The license allows the company to store bitcoin, ethereum and other alternatives to the best-known digital currencies in a vault located in the headquarters of the commodities free zone, DMCC said in a statement on Tuesday.
The vault will have no connection to a network and physical devices are fully insured for the crypto-commodities market value against theft, hacking or natural disaster, it said. Crypto-commodities are those that trade in bitcoin.
Cyber theft is seen as a major risk for bitcoin trading, highlighted by last month’s heist of about $530 million from a Tokyo-based exchange, a theft rivaling Mt. Gox’s as one of the biggest ever for digital currency.

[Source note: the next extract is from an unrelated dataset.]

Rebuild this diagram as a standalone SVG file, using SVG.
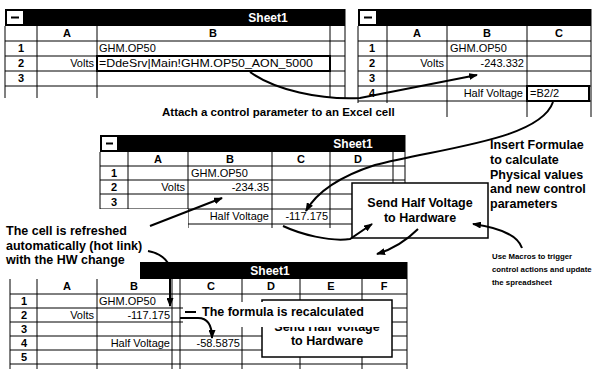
<svg xmlns="http://www.w3.org/2000/svg" width="594" height="369" viewBox="0 0 594 369">
<defs>
<marker id="ah" markerWidth="9" markerHeight="7" refX="8" refY="3.5" orient="auto" markerUnits="userSpaceOnUse"><path d="M0,0 L9,3.5 L0,7 z" fill="#000"/></marker>
<style>
.t{font-family:"Liberation Sans",Arial,sans-serif;font-size:11px;fill:#000}
.r{text-anchor:end}
.h{font-family:"Liberation Sans",Arial,sans-serif;font-size:11px;font-weight:bold;text-anchor:middle;fill:#000}
.c{font-family:"Liberation Sans",Arial,sans-serif;font-size:12.5px;font-weight:bold;fill:#000}
.n{font-size:7.8px}
.m{text-anchor:middle}
.ttl{font-family:"Liberation Sans",Arial,sans-serif;font-size:12px;font-weight:bold;fill:#fff;text-anchor:middle}
.g{stroke:#000;stroke-width:1;fill:none}
.bar{fill:#000}
.bg{fill:#fff}
.cb{fill:#fff}
.dash{stroke:#000;stroke-width:2}
.thick{fill:none;stroke:#000;stroke-width:2}
.box{fill:#fff;stroke:#000;stroke-width:1.5}
.conn{stroke:#000;stroke-width:2;fill:none;marker-end:url(#ah)}
.lead{stroke:#000;stroke-width:2;fill:none}
</style>
</defs>

<g id="sheet-top-left">
<rect class="bg" x="5" y="9" width="340" height="89"/>
<rect class="bar" x="5" y="9" width="340" height="17"/>
<rect class="cb" x="7" y="11" width="16" height="13"/>
<line class="dash" x1="11" y1="17.5" x2="19" y2="17.5"/>
<text class="ttl" x="268" y="22">Sheet1</text>
<path class="g" d="M5,26V98M37,26V98M97,26V98M330,26V98M345,9V98M5,41H345M5,56H345M5,71H345M5,86H345"/>
<text class="h" x="67" y="37">A</text>
<text class="h" x="213" y="37">B</text>
<text class="h" x="21" y="52">1</text>
<text class="h" x="21" y="67">2</text>
<text class="h" x="21" y="82">3</text>
<text class="t" x="99" y="52">GHM.OP50</text>
<text class="t r" x="94" y="67">Volts</text>
<rect class="thick" x="97" y="56" width="233" height="15"/>
<text class="t" x="99" y="67" textLength="214" lengthAdjust="spacingAndGlyphs">=DdeSrv|Main!GHM.OP50_AON_5000</text>
</g>

<g id="sheet-top-right">
<rect class="bg" x="358" y="9" width="233" height="108"/>
<rect class="bar" x="358" y="9" width="233" height="17"/>
<rect class="cb" x="360" y="11" width="16" height="13"/>
<line class="dash" x1="364" y1="17.5" x2="372" y2="17.5"/>
<path class="g" d="M358,26V117M387,26V117M447,26V117M527,26V117M591,9V117M358,41H591M358,56H591M358,71H591M358,86H591M358,101H591"/>
<text class="h" x="417" y="37">A</text>
<text class="h" x="487" y="37">B</text>
<text class="h" x="559" y="37">C</text>
<text class="h" x="372" y="52">1</text>
<text class="h" x="372" y="67">2</text>
<text class="h" x="372" y="82">3</text>
<text class="h" x="372" y="97">4</text>
<text class="t" x="450" y="52">GHM.OP50</text>
<text class="t r" x="444" y="67">Volts</text>
<text class="t r" x="524" y="67">-243.332</text>
<text class="t r" x="523" y="97">Half Voltage</text>
<rect class="thick" x="527" y="86" width="62" height="15"/>
<text class="t" x="530" y="97">=B2/2</text>
</g>

<g id="label-attach">
<rect class="bg" x="158" y="103" width="282" height="16"/>
<text class="c" x="162" y="116" style="font-size:11.5px">Attach a control parameter to an Excel cell</text>
</g>

<g id="sheet-middle">
<rect class="bg" x="100" y="135" width="305" height="93"/>
<rect class="bar" x="100" y="135" width="305" height="17"/>
<rect class="cb" x="102" y="137" width="15" height="13"/>
<line class="dash" x1="106" y1="143.5" x2="113" y2="143.5"/>
<text class="ttl" x="353" y="148">Sheet1</text>
<path class="g" d="M100,152V228M128,152V228M188,152V228M272,152V228M330,152V228M393,152V228M405,135V228M100,166H405M100,180H405M100,194H405M100,209H405M100,224H405"/>
<text class="h" x="158" y="163">A</text>
<text class="h" x="230" y="163">B</text>
<text class="h" x="301" y="163">C</text>
<text class="h" x="358" y="163">D</text>
<text class="h" x="114" y="177">1</text>
<text class="h" x="114" y="191">2</text>
<text class="h" x="114" y="205.5">3</text>
<text class="t" x="191" y="177">GHM.OP50</text>
<text class="t r" x="185" y="191">Volts</text>
<text class="t r" x="269" y="191">-234.35</text>
<text class="t r" x="269" y="220">Half Voltage</text>
<text class="t r" x="328" y="220">-117.175</text>
</g>

<g id="box-send-middle">
<rect class="box" x="352" y="183" width="136" height="55"/>
<text class="c m" x="420" y="207">Send Half Voltage</text>
<text class="c m" x="420" y="222">to Hardware</text>
</g>

<g id="note-formulae">
<text class="c" x="490" y="149">Insert Formulae</text>
<text class="c" x="490" y="164">to calculate</text>
<text class="c" x="490" y="179">Physical values</text>
<text class="c" x="490" y="193">and new control</text>
<text class="c" x="490" y="208">parameters</text>
</g>

<g id="sheet-bottom">
<rect class="bg" x="10" y="262" width="397" height="107"/>
<rect class="bar" x="10" y="262" width="397" height="17"/>
<text class="ttl" x="270" y="275">Sheet1</text>
<path class="g" d="M10,279V369M37,279V369M97,279V369M172,279V369M180,279V369M242,279V369M300,279V369M362,279V369M407,262V369M10,294H407M10,308H407M10,322H407M10,336H407M10,350H407M10,364H407"/>
<text class="h" x="67" y="290">A</text>
<text class="h" x="134" y="290">B</text>
<text class="h" x="211" y="290">C</text>
<text class="h" x="271" y="290">D</text>
<text class="h" x="331" y="290">E</text>
<text class="h" x="384" y="290">F</text>
<text class="h" x="24" y="305">1</text>
<text class="h" x="24" y="319">2</text>
<text class="h" x="24" y="333">3</text>
<text class="h" x="24" y="347">4</text>
<text class="h" x="24" y="361">5</text>
<text class="t" x="99" y="305">GHM.OP50</text>
<text class="t r" x="94" y="319">Volts</text>
<text class="t r" x="170" y="319">-117.175</text>
<text class="t r" x="170" y="347">Half Voltage</text>
<text class="t r" x="240" y="347">-58.5875</text>
</g>

<g id="box-send-bottom">
<rect class="box" x="262" y="300" width="130" height="57"/>
<text class="c m" x="327" y="331">Send Half Voltage</text>
<text class="c m" x="327" y="345">to Hardware</text>
</g>

<g id="note-recalculated">
<rect class="bg" x="183" y="302" width="207" height="25"/>
<line class="lead" x1="185" y1="312" x2="196" y2="312"/>
<text class="c" x="202" y="316">The formula is recalculated</text>
</g>

<g id="note-refreshed">
<path class="bg" d="M0,209H188V262H140V279H0Z"/>
<text class="c" x="6" y="235">The cell is refreshed</text>
<text class="c" x="6" y="250">automatically (hot link)</text>
<text class="c" x="6" y="264">with the HW change</text>
</g>

<g id="note-macros">
<text class="c n" x="492" y="259">Use Macros to trigger</text>
<text class="c n" x="492" y="272">control actions and update</text>
<text class="c n" x="492" y="285">the spreadsheet</text>
</g>

<g id="connectors">
<path class="conn" d="M250,72 C275,90 320,100 360,98 L477,75"/>
<path class="conn" d="M553,102 C540,140 440,148 375,165 C335,178 315,195 306,211"/>
<path class="conn" d="M150,226 L222,198"/>
<path class="conn" d="M148,251 C160,253 168,260 170,268 L170,306"/>
<path class="conn" d="M283,226 C300,234 330,242 350,239 L372,224"/>
<path class="conn" d="M418,229 Q400,247 377,254"/>
<path class="conn" d="M522,248 Q516,230 473,224"/>
<path class="conn" d="M180,318 L198,318 C208,318 212,326 212,338"/>
</g>
</svg>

There have been increasingly loud warnings around the world about the dangers of investing in cryptocurrencies, which remain largely outside the regulatory net.
However, Regal RA DMCC’s announcement came as the regulator of Abu Dhabi’s international financial center said this week it could create rules for exchanges handling virtual currencies, in a sign that authorities in the United Arab Emirates may allow trade in cryptocurrencies to develop.
Regal RA DMCC, is a subsidiary of Regal Assets, an alternative asset firm which has offices in the United States, Canada and the United Arab Emirates.
Dubai is a major hub for gold trading, thanks to its proximity to the world’s largest gold consumer, India.
“At the heart of DMCC’s long term strategic growth plan is the use of technology and innovation to disrupt and connect new markets, industries and customers,” said Ahmed Bin Sulayem, executive chairman, DMCC.
Elsewhere in the Gulf, many regulators are wary of cryptocurrencies. The Saudi Arabian central bank has advised people not to trade bitcoin, and last week, Qatar’s central bank told banks not to deal in any way with cryptocurrencies.
On Monday, the European Union’s banking, securities and insurance watchdogs warned that virtual currencies such as bitcoin have shown clear signs of a pricing bubble and consumers could lose all their money.